毎日同じ時間に起きて寝るという日課を設定して、定期的な運動も行いましょう。また、リラクゼーションの時間も取っておく必要があります。
くも膜下出血によくあるQ&A
最後にくも膜下出血に関するよくある質問についてまとめました。
後遺症がどのくらいで治るのか、仕事復帰の目安などについて解説します。
Q.くも膜下出血に特徴的な前兆はありますか?
A.くも膜下出血に特徴的な前兆としては、血圧の乱高下があります。激しく上昇、下降する場合は可能性が高いです。
また脳梗塞などと同じように頭痛や吐き気などの前兆が現れることもあります。
Q.後遺症を残さずに仕事復帰はできますか?
A.くも膜下出血で後遺症なく仕事復帰できるのは、3~4割程度といわれています。完全に後遺症を残さないためにはリハビリが大切になります。

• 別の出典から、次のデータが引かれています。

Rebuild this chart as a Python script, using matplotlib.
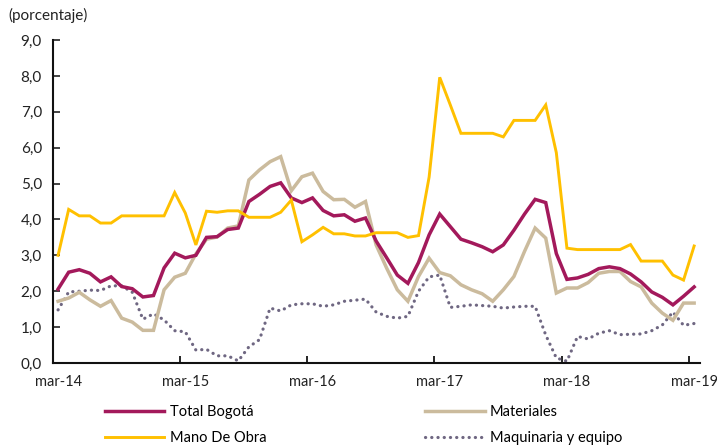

まとめ・くも膜下出血とは?その症状と後遺症について!医師が徹底解説!
いかがでしたでしょうか?
くも膜下出血は、突然起こると思われがちですが、血圧の変動や頭痛など特徴的な前兆があるため、少しでも不調があれば病院を受診することが大切です。
後遺症を残さないためには、早期治療、リハビリが大切になります。今回の記事を参考にして、改めて症状や後遺症に関して学んでおきましょう。